**Stated problem**
Where a line of the listing below includes the word "matplotlib", reproduce that line.

● ● ●

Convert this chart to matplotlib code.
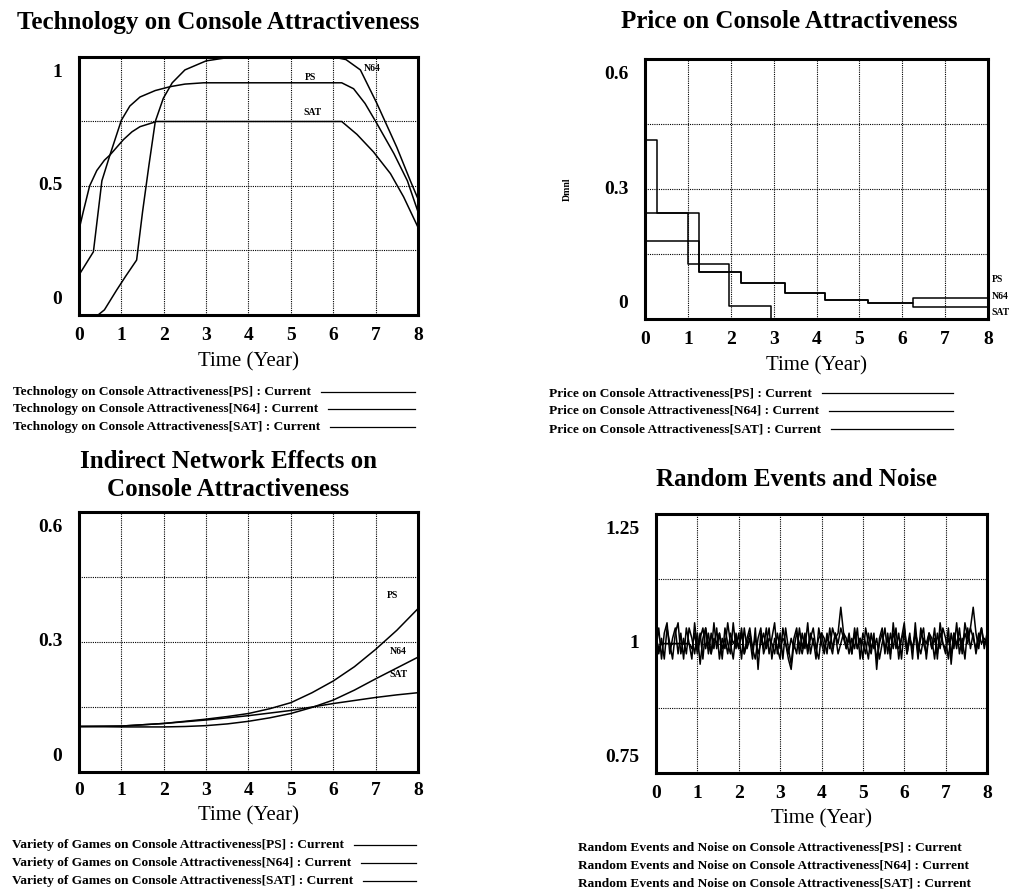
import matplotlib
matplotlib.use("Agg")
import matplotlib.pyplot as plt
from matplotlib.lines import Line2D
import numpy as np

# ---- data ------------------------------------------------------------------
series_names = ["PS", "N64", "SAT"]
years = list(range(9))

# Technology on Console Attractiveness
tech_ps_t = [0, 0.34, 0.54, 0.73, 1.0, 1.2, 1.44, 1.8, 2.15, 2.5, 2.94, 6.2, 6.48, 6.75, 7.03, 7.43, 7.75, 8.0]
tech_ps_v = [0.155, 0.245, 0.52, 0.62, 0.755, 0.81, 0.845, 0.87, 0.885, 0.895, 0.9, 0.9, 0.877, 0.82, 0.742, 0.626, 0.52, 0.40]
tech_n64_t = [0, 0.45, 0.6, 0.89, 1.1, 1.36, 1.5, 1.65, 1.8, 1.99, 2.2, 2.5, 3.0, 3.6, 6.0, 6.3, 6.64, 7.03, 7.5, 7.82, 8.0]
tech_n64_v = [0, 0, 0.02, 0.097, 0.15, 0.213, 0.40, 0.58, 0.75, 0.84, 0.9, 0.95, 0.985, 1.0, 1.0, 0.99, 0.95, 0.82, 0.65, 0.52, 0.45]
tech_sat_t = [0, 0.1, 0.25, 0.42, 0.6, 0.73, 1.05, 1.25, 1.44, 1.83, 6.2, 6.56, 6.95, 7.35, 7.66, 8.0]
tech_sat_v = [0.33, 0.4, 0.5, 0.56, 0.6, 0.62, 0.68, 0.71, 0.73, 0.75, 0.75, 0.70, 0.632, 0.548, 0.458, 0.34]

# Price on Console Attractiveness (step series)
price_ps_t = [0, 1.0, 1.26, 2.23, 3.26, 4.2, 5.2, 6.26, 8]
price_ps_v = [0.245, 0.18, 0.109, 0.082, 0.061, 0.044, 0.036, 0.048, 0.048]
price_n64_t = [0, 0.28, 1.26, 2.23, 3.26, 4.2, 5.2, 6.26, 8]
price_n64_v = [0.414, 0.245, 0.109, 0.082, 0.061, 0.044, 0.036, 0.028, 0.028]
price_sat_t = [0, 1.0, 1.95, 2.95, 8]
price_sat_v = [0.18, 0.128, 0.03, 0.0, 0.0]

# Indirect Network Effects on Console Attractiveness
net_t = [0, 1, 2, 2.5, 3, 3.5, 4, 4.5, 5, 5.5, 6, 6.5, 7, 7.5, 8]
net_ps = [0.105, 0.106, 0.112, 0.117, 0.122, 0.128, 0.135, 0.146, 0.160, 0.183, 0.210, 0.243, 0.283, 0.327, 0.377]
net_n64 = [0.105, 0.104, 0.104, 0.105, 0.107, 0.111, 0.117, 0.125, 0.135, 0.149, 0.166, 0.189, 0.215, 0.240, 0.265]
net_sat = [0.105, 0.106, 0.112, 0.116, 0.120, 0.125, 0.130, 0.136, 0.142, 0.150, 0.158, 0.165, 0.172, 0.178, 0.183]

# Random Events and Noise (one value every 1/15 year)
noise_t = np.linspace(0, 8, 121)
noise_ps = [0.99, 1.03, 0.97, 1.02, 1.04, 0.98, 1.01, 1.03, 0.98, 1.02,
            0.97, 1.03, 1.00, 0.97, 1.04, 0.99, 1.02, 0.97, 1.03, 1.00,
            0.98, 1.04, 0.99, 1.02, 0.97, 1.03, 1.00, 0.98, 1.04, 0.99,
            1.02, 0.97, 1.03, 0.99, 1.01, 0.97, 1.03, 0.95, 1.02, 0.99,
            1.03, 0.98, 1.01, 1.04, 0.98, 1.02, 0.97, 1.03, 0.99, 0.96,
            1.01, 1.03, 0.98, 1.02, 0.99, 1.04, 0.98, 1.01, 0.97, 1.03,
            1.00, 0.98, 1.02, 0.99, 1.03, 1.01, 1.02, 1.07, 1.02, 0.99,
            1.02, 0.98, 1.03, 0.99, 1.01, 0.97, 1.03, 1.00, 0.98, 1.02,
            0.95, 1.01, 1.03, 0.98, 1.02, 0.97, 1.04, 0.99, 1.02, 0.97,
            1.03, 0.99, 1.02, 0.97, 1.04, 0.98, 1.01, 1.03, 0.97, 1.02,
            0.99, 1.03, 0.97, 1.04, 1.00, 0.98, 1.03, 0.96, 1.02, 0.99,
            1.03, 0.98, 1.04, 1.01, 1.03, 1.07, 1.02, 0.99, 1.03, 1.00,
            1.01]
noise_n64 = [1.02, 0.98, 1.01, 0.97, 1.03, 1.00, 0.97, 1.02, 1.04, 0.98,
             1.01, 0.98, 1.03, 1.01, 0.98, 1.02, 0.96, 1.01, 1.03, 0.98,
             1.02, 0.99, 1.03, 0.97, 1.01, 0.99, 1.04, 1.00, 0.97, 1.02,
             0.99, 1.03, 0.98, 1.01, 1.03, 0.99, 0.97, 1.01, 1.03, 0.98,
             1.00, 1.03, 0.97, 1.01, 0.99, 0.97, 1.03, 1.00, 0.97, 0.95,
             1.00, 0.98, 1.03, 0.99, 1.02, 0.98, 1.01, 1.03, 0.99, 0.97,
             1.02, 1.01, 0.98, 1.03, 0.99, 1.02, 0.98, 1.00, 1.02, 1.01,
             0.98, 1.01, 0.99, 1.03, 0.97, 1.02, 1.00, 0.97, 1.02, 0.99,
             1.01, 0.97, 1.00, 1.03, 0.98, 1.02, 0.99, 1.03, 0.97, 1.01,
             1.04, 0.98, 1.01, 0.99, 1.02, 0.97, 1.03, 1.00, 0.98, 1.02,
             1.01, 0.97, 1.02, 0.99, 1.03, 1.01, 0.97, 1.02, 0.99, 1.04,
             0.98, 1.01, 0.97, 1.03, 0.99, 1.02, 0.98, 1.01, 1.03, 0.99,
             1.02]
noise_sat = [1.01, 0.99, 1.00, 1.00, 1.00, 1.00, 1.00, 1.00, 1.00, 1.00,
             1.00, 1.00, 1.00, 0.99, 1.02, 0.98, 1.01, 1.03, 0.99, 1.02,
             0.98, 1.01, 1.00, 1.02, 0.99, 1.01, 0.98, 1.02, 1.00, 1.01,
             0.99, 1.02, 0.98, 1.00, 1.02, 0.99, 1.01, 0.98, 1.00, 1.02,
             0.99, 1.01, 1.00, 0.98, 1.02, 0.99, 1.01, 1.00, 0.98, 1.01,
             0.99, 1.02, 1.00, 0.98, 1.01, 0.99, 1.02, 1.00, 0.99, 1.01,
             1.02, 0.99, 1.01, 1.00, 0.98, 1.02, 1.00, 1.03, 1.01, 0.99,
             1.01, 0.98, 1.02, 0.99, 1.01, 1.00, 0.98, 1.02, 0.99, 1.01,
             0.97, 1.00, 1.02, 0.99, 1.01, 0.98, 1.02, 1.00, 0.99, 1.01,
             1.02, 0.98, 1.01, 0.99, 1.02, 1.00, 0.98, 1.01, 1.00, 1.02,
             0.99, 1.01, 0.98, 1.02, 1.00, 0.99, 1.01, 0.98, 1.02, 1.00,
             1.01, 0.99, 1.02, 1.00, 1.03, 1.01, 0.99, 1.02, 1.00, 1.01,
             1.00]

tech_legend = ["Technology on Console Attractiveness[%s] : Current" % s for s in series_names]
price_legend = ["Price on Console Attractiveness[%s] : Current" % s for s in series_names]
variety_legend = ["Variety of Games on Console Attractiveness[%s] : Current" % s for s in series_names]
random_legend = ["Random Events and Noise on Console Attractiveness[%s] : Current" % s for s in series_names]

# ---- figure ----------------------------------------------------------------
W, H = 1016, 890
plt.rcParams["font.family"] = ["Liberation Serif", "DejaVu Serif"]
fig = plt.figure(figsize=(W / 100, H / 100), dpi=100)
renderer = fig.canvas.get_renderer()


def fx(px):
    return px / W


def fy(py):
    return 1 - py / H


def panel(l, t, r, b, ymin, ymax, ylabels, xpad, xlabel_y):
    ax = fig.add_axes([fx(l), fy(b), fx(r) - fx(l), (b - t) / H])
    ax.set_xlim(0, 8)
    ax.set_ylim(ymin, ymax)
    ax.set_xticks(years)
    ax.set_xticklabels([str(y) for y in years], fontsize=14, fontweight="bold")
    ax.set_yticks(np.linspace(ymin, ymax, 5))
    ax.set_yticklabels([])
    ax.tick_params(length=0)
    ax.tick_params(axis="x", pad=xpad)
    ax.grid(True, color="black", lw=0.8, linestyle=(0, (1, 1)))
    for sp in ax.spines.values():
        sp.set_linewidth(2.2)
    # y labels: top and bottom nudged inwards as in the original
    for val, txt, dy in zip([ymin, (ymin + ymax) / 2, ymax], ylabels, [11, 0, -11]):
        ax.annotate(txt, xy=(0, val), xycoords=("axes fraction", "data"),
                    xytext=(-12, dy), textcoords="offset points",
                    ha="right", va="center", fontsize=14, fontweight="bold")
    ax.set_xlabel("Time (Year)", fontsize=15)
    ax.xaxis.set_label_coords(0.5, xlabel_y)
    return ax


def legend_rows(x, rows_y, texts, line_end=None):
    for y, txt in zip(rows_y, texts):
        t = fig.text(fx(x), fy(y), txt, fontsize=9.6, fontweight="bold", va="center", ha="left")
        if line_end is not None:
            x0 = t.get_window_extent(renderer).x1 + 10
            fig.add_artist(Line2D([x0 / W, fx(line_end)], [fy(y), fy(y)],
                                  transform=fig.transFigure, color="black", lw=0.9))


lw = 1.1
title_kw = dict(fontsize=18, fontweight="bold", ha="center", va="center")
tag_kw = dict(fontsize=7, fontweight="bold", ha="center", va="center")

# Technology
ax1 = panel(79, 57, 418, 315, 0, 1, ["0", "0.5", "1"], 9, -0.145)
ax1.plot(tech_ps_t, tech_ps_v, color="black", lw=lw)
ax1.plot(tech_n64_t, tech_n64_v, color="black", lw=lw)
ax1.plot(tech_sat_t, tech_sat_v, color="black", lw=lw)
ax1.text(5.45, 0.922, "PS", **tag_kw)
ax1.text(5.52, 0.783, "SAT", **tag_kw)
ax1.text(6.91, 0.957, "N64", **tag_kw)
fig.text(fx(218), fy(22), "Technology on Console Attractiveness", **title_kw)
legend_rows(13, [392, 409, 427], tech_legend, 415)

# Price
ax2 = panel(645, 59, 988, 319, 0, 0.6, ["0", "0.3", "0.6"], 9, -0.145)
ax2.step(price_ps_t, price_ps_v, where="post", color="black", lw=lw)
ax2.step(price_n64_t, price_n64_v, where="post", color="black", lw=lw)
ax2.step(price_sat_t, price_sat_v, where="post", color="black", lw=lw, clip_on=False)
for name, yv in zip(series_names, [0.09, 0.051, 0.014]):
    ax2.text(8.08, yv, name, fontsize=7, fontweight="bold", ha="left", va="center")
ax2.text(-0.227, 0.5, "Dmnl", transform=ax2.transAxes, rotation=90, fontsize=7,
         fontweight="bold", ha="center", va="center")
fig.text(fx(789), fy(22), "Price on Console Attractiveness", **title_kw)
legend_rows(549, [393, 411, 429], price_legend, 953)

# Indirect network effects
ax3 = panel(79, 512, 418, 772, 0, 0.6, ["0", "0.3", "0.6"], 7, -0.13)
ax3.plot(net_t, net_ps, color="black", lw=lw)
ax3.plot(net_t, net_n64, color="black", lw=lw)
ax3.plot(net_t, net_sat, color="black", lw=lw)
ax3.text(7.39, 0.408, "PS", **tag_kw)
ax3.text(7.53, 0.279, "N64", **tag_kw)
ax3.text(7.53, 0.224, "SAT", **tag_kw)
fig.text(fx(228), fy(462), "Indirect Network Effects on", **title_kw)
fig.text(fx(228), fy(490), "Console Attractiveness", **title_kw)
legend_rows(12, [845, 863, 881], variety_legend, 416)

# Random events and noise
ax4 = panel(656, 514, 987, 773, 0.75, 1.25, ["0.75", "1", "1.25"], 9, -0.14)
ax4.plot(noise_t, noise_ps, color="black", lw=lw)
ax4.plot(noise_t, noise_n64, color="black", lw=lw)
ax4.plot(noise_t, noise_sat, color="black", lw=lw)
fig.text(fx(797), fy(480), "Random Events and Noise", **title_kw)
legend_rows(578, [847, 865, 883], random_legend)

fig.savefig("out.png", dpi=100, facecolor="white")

● ● ●

**Worked answer**
Convert this chart to matplotlib code.
import matplotlib
matplotlib.use("Agg")
import matplotlib.pyplot as plt
from matplotlib.lines import Line2D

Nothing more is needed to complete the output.